* _Your instructions_
In the records below, pick out all lines containing the word "code".

* _Record list_
— start —

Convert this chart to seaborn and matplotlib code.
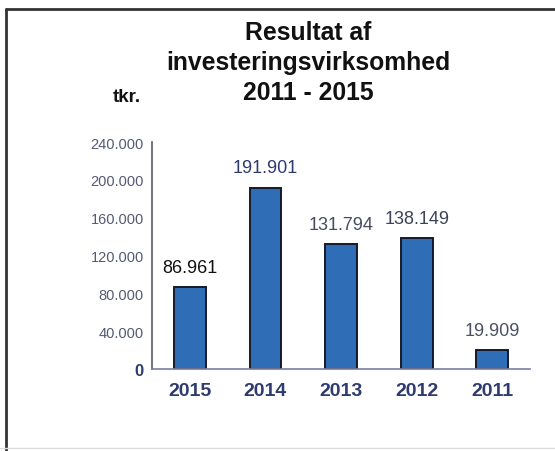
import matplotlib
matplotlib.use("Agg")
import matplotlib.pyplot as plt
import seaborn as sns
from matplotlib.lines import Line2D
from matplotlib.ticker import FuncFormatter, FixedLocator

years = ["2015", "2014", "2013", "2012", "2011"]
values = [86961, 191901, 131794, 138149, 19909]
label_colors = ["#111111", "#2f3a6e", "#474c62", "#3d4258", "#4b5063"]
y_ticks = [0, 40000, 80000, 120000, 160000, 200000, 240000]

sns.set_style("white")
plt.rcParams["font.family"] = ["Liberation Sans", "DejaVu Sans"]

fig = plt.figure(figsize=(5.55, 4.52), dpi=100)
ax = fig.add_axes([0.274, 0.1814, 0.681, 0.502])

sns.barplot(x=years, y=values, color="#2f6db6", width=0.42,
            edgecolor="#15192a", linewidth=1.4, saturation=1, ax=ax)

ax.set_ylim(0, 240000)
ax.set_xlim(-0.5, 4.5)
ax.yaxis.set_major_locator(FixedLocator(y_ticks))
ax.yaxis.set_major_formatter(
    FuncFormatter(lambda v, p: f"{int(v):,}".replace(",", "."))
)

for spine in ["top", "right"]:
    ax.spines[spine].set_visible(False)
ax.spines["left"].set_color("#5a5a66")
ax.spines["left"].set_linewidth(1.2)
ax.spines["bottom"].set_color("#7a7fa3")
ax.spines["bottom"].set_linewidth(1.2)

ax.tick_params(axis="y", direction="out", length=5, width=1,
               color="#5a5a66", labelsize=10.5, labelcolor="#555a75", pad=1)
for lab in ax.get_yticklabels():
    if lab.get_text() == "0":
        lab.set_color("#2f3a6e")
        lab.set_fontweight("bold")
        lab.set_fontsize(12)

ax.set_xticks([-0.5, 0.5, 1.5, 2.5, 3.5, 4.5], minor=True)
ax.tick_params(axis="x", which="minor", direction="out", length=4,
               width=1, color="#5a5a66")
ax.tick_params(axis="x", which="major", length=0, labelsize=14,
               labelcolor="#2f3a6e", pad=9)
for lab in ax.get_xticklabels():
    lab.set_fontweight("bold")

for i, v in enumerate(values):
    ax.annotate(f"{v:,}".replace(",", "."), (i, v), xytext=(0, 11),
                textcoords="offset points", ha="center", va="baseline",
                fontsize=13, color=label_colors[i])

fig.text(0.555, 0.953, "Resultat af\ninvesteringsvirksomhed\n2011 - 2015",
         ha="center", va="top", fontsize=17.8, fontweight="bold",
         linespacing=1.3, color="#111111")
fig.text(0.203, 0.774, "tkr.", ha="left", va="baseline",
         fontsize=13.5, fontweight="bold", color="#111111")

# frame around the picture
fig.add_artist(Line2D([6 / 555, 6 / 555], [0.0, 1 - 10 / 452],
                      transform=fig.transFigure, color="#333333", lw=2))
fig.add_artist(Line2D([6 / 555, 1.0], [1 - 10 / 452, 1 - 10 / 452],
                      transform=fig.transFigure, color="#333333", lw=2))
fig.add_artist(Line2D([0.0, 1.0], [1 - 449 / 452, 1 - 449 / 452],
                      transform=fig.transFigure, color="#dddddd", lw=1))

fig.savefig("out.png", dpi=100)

— end —
— start —

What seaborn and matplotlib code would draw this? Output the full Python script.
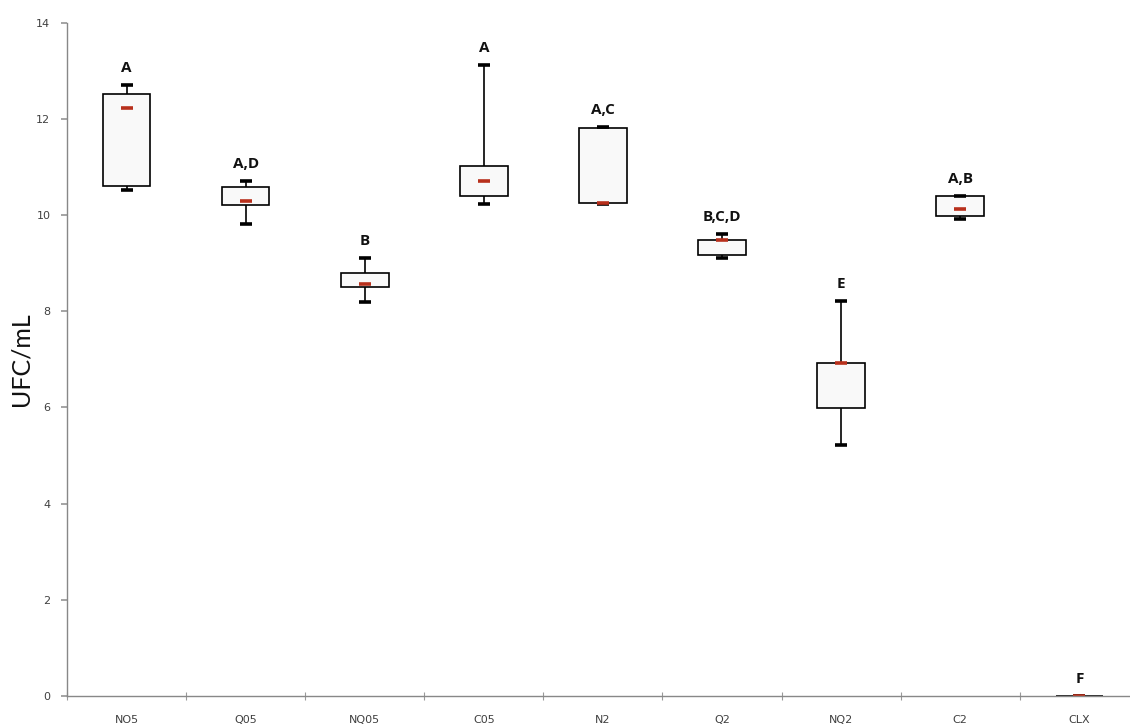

— end —

* _Reply_
Convert this chart to seaborn and matplotlib code.
What seaborn and matplotlib code would draw this? Output the full Python script.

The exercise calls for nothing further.